Maybe Jacinda Ardern had it right after all.
Jacinda Ardern "Such an arrogant prick" MP comment transcript sells for NZ$100,000
“Can you give an example of making a mistake, apologising for it propertly, and fixing it?
This is a question that can be asked of Seymour.
In 2022, then Prime Minister Jacinda Ardern apologised after being caught calling David Seymour an “arrogant prick”.
Seymour had asked Ardern in Parliament:
"Can the prime minister give an example of her making a mistake, apologising for it properly, and fixing it?"
Ardern’s response:
“There's been a number of occasions where we acknowledge that we will not have perfect responses.”
"We've openly said that, for instance, managed isolation and quarantine was something that was very difficult at the time and that there were people affected by it and that we would do things differently if we were ever confronted with that again ... but I stand by the work that we've done as a government over this last year and over this past term.
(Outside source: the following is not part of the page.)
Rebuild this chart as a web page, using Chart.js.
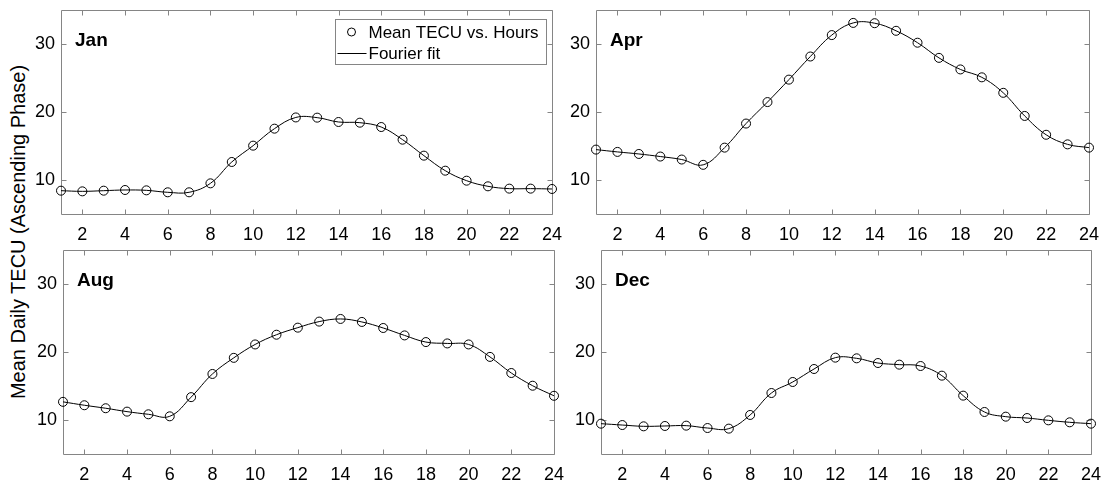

"We've always made decisions that we believe to be in the best interests of New Zealand at the time.
Now just waiting for Seymour to apologise and fix this problem.
Our schools, principals, teachers and kids don’t deserve Seymour’s school lunches debacle - which is adding thousands of dollars on to individual schools, and hours of administrative burden too.
Well written Mountain Tui. Thank you for exposing the hypocrisy and ‘alternative facts’ as bare-faced lies.
My question is: how can this sort of behaviour go on?
As our country struggles with the impact of child obesity and its associated long term health problems (and costs) we're swapping healthy, locally made lunches for industrial scale processed "food". While we may save a few dollars this year (and I say may) the long term cost is likely to be frightening. Seymour is teaching our kids that this slop is food - it's not.